2012 is not, has never been, and will never be, remotely connected to improving the nation's health or sporting performances, and those who have been saying otherwise are some of the most egregious public dissemblers of our time. Billions of pounds of public money will mean more wallets get fat and fewer kids slim down. This goes further than an empty, and impossible, atavistic yearning for a non-existent Corinthian, amateur past. 2012 is about the naked pursuit of greed and reflected glory - the governmental obsession with gold medals for the host country in its bulletins on the Games is scarcely less the grotesquely kitsch cheerleading of a hubristic regime than that in Hitler's Berlin in 1936, Brezhnev's Moscow in 1980 or Reagan's LA in 1984.
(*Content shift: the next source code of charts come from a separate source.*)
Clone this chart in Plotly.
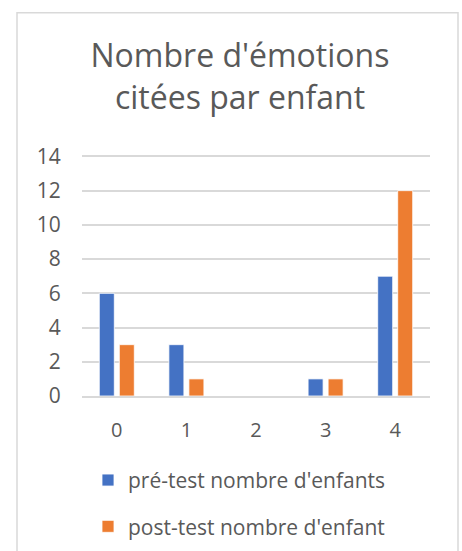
import plotly.graph_objects as go

categories = ["0", "1", "2", "3", "4"]
pre_test = [6, 3, 0, 1, 7]
post_test = [3, 1, 0, 1, 12]
series_names = ["pré-test nombre d'enfants", "post-test nombre d'enfant"]
title_text = "Nombre d'émotions<br>citées par enfant"

W, H = 462, 551
YMAX = 14.2
L, R, B = 82, 32, 155
T = (H - B) - 240 * YMAX / 14
FONT = "Open Sans"
GRAY = "#595959"

fig = go.Figure()
fig.add_trace(go.Bar(x=categories, y=pre_test, name=series_names[0],
                     marker=dict(color="#4472C4", line=dict(color="#ffffff", width=0.8)),
                     legendgroup="a"))
fig.add_trace(go.Bar(x=categories, y=post_test, name=series_names[1],
                     marker=dict(color="#ED7D31", line=dict(color="#ffffff", width=0.8)),
                     legendgroup="b"))

def px_x(p):
    return (p - L) / (W - L - R)

def px_y(p):
    return (H - B - p) / (H - T - B)

fig.add_shape(type="rect", xref="paper", yref="paper",
              x0=px_x(17), x1=px_x(458), y0=px_y(570), y1=px_y(12),
              line=dict(color="#D9D9D9", width=1.5), fillcolor="rgba(0,0,0,0)", layer="below")

fig.update_layout(
    width=W, height=H,
    margin=dict(l=L, r=R, t=T, b=B, autoexpand=False),
    paper_bgcolor="white", plot_bgcolor="white",
    barmode="group", bargap=0.425, bargroupgap=0.25,
    title=dict(text=title_text, xref="container", x=240 / W, xanchor="center",
               yref="container", y=1 - 67 / H, yanchor="middle",
               font=dict(family=FONT, size=32, color=GRAY)),
    font=dict(family=FONT, size=20, color=GRAY),
    showlegend=True,
    legend=dict(orientation="v", x=px_x(88), xanchor="left", y=px_y(460), yanchor="top",
                traceorder="grouped", tracegroupgap=16,
                font=dict(family=FONT, size=21, color=GRAY), bgcolor="rgba(0,0,0,0)"),
    yaxis=dict(range=[0, YMAX], tickvals=[0, 2, 4, 6, 8, 10, 12, 14], showgrid=True,
               gridcolor="#D9D9D9", gridwidth=1.5,
               zeroline=False, showline=False, ticks="outside", ticklen=16,
               tickcolor="rgba(0,0,0,0)", tickfont=dict(size=21, color=GRAY)),
    xaxis=dict(showline=True, linecolor="#D9D9D9", linewidth=1.5, ticks="outside",
               ticklen=15, tickcolor="rgba(0,0,0,0)", tickfont=dict(size=20, color=GRAY)),
)

fig.write_html("out.html", config={"displayModeBar": False},
               post_script="document.body.style.margin='0';document.body.style.overflow='hidden';")
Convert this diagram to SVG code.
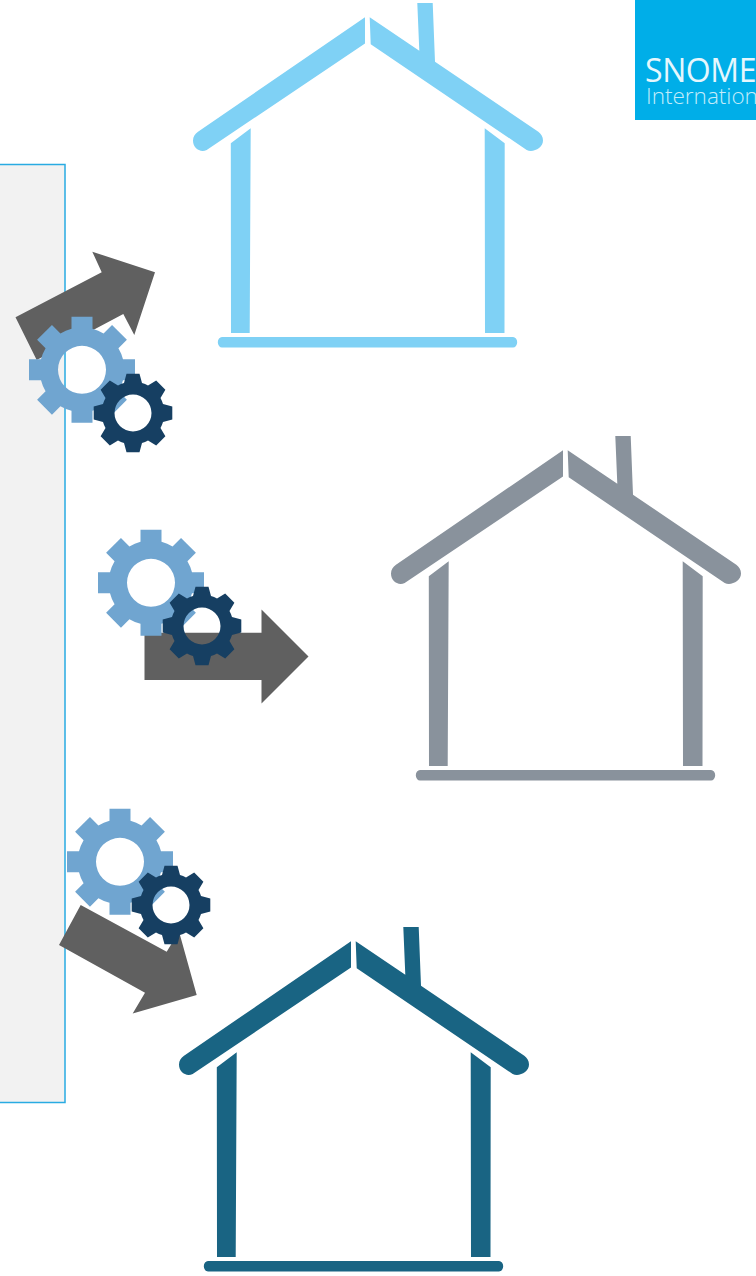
<svg xmlns="http://www.w3.org/2000/svg" xmlns:xlink="http://www.w3.org/1999/xlink" width="756" height="1276" viewBox="0 0 756 1276">
  <style>
    .arrow { fill: #606060; }
    .gear-large { fill: #70a5d0; fill-rule: evenodd; }
    .gear-small { fill: #163f62; fill-rule: evenodd; }
    .logo-a { font-family: "Open Sans", "Liberation Sans", sans-serif; font-weight: 400; fill: #e6f7fd; font-size: 32px; letter-spacing: -0.4px; }
    .logo-b { font-family: "Open Sans", "Liberation Sans", sans-serif; font-weight: 300; fill: #c4ecfa; font-size: 22.5px; }
  </style>
  <defs>
    <path id="house" d="M365 17.3V43.5L206.7 150C200 153 193 148 193 140.5C193 136.5 195 133.7 198 131.7Z M369.7 17.3L419.3 50.7L417.3 3H432.7L435 61.7L538.3 131.7C541 133.7 543 136.5 543 140.5C543 148 533 153 526.7 150L370.7 44.3Z M250.7 128.3L249.7 333H231L230.8 143.3Z M484.7 128.3L504.7 143.3L504.5 333H485Z M222 337H513A4 5 0 0 1 513 347.5H222A4 5 0 0 1 222 337Z"/>
    <path id="gearL" d="M-10.5 -41V-53H10.5V-41A42 42 0 0 1 21.57 -36.42L30.05 -44.9L44.9 -30.05L36.42 -21.57A42 42 0 0 1 41 -10.5H53V10.5H41A42 42 0 0 1 36.42 21.57L44.9 30.05L30.05 44.9L21.57 36.42A42 42 0 0 1 10.5 41V53H-10.5V41A42 42 0 0 1 -21.57 36.42L-30.05 44.9L-44.9 30.05L-36.42 21.57A42 42 0 0 1 -41 10.5H-53V-10.5H-41A42 42 0 0 1 -36.42 -21.57L-44.9 -30.05L-30.05 -44.9L-21.57 -36.42A42 42 0 0 1 -10.5 -41Z M24 0A24 24 0 1 0 -24 0A24 24 0 1 0 24 0Z"/>
    <path id="gearS" d="M-9 -30L-6.5 -39.3H6.5L9 -30A31.5 31.5 0 0 1 15 -27.5L23.19 -32.39L32.39 -23.19L27.5 -15A31.5 31.5 0 0 1 30 -9L39.3 -6.5V6.5L30 9A31.5 31.5 0 0 1 27.5 15L32.39 23.19L23.19 32.39L15 27.5A31.5 31.5 0 0 1 9 30L6.5 39.3H-6.5L-9 30A31.5 31.5 0 0 1 -15 27.5L-23.19 32.39L-32.39 23.19L-27.5 15A31.5 31.5 0 0 1 -30 9L-39.3 6.5V-6.5L-30 -9A31.5 31.5 0 0 1 -27.5 -15L-32.39 -23.19L-23.19 -32.39L-15 -27.5A31.5 31.5 0 0 1 -9 -30Z M18.5 0A18.5 18.5 0 1 0 -18.5 0A18.5 18.5 0 1 0 18.5 0Z"/>
  </defs>

  <g id="panel"><rect x="-2" y="164.5" width="67" height="938" fill="#f2f2f2" stroke="#29abe2" stroke-width="1.5"/></g>

  <g id="logo">
    <rect x="635" y="0" width="121" height="120" fill="#00aee8"/>
    <text class="logo-a" x="645" y="82">SNOME</text>
    <text class="logo-b" x="646" y="104">Internation</text>
  </g>

  <g id="house-1"><use href="#house" fill="#7fd1f5"/></g>
  <g id="house-2"><use href="#house" x="198" y="433" fill="#89929c"/></g>
  <g id="house-3"><use href="#house" x="-14" y="924" fill="#196483"/></g>

  <g id="connectors">
    <polygon class="arrow" points="15.5,317.3 101.7,272.3 92.3,251.7 155,272.3 134.3,335 123.3,314 36.7,360"/>
    <polygon class="arrow" points="144.5,632.7 261.5,632.7 261.5,609.5 308.5,656.5 261.5,703.5 261.5,680 144.5,680"/>
    <polygon class="arrow" points="80.7,905 166.7,951.7 179,931.4 196.7,995 132.7,1013.5 145,992.7 59,945"/>
  </g>

  <g id="gears-1">
    <use href="#gearL" class="gear-large" transform="translate(82 369.8)"/>
    <use href="#gearS" class="gear-small" transform="translate(133 413)"/>
  </g>
  <g id="gears-2">
    <use href="#gearL" class="gear-large" transform="translate(151 582.8)"/>
    <use href="#gearS" class="gear-small" transform="translate(202 626)"/>
  </g>
  <g id="gears-3">
    <use href="#gearL" class="gear-large" transform="translate(120 861.8)"/>
    <use href="#gearS" class="gear-small" transform="translate(171 905)"/>
  </g>
</svg>
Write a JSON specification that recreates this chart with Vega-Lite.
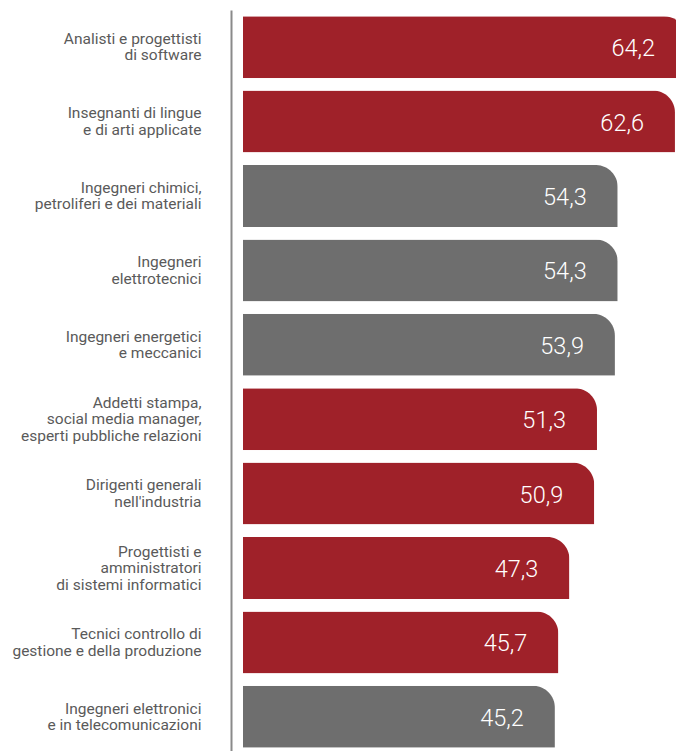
{
  "$schema": "https://vega.github.io/schema/vega-lite/v6.json",
  "autosize": "none",
  "padding": {"left": 243, "top": 10, "right": 0, "bottom": 0},
  "width": 433,
  "height": 744,
  "background": "white",
  "config": {
    "view": {"stroke": null}
  },
  "data": {
    "values": [
      {"ordine": 1, "professione": "Analisti e progettisti|di software", "valore": 64.2, "etichetta": "64,2", "tipo": "rosso"},
      {"ordine": 2, "professione": "Insegnanti di lingue|e di arti applicate", "valore": 62.6, "etichetta": "62,6", "tipo": "rosso"},
      {"ordine": 3, "professione": "Ingegneri chimici,|petroliferi e dei materiali", "valore": 54.3, "etichetta": "54,3", "tipo": "grigio"},
      {"ordine": 4, "professione": "Ingegneri|elettrotecnici", "valore": 54.3, "etichetta": "54,3", "tipo": "grigio"},
      {"ordine": 5, "professione": "Ingegneri energetici|e meccanici", "valore": 53.9, "etichetta": "53,9", "tipo": "grigio"},
      {"ordine": 6, "professione": "Addetti stampa,|social media manager,|esperti pubbliche relazioni", "valore": 51.3, "etichetta": "51,3", "tipo": "rosso"},
      {"ordine": 7, "professione": "Dirigenti generali|nell'industria", "valore": 50.9, "etichetta": "50,9", "tipo": "rosso"},
      {"ordine": 8, "professione": "Progettisti e|amministratori|di sistemi informatici", "valore": 47.3, "etichetta": "47,3", "tipo": "rosso"},
      {"ordine": 9, "professione": "Tecnici controllo di|gestione e della produzione", "valore": 45.7, "etichetta": "45,7", "tipo": "rosso"},
      {"ordine": 10, "professione": "Ingegneri elettronici|e in telecomunicazioni", "valore": 45.2, "etichetta": "45,2", "tipo": "grigio"}
    ]
  },
  "layer": [
    {
      "mark": {"type": "bar", "cornerRadiusTopRight": 22},
      "encoding": {
        "y": {
          "field": "professione",
          "type": "nominal",
          "sort": {"field": "ordine", "order": "ascending"},
          "scale": {"paddingInner": 0.167, "paddingOuter": 0.083},
          "axis": {
            "title": null,
            "offset": 12,
            "domain": true,
            "domainColor": "#8a8a8a",
            "domainWidth": 2,
            "ticks": false,
            "labelPadding": 30,
            "labelFont": "Roboto",
            "labelFontSize": 15.5,
            "labelColor": "#5a5a5a",
            "labelLineHeight": 16.5,
            "labelLimit": 300,
            "labelExpr": "split(datum.label, '|')",
            "labelOffset": {"expr": "-(length(split(datum.value, '|')) - 1) * 8.25"}
          }
        },
        "x": {
          "field": "valore",
          "type": "quantitative",
          "scale": {"domain": [0, 62.75], "nice": false},
          "axis": null
        },
        "color": {
          "field": "tipo",
          "type": "nominal",
          "scale": {"domain": ["rosso", "grigio"], "range": ["#9f2129", "#6e6e6e"]},
          "legend": null
        }
      }
    },
    {
      "mark": {
        "type": "text",
        "align": "right",
        "baseline": "middle",
        "dx": -31,
        "dy": 2,
        "font": "Roboto",
        "fontWeight": 300,
        "fontSize": 23.5,
        "color": "#ffffff"
      },
      "encoding": {
        "y": {"field": "professione", "type": "nominal", "sort": {"field": "ordine", "order": "ascending"}},
        "x": {"field": "valore", "type": "quantitative"},
        "text": {"field": "etichetta", "type": "nominal"}
      }
    }
  ]
}
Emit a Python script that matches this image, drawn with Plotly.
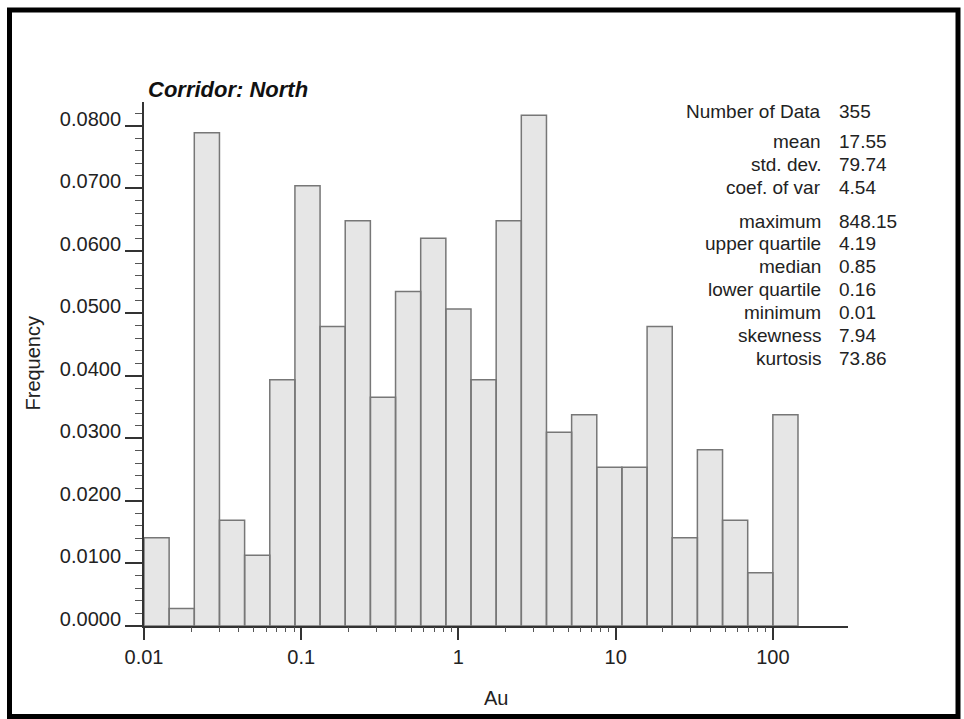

Britain does have a downer on winners, to the detriment of its sporting practitioners - but in Australia, the unsung losers seem to enjoy sport as much as the lionised winners. Here, with the withering of sports facilities and the increasing channelling of funds to the elite few, people have increasingly less choice as to whether taking part of winning is more important. Down under, you can get stuck in, no matter how much of a dag you are (to use the vernacular). In Blair's business-driven Britain, only winners count - any given Sunday, just watch those soccer moms and dads screaming their charges on - so maybe the return of the sports day isn't quite so disengaged from 2012 after all.

Whatever the tone of the Games - Morris dancing or Ali G for the opening ceremony? - a hundred grand to a consultancy firm to unpick that one, oh let's have a Bangladeshi wassailer - 2012 is likely to be a depressingly authentic exposition of modern Britain. Money, money, money. Medals? Oh, well, we can always buy some, can't we? Can't we?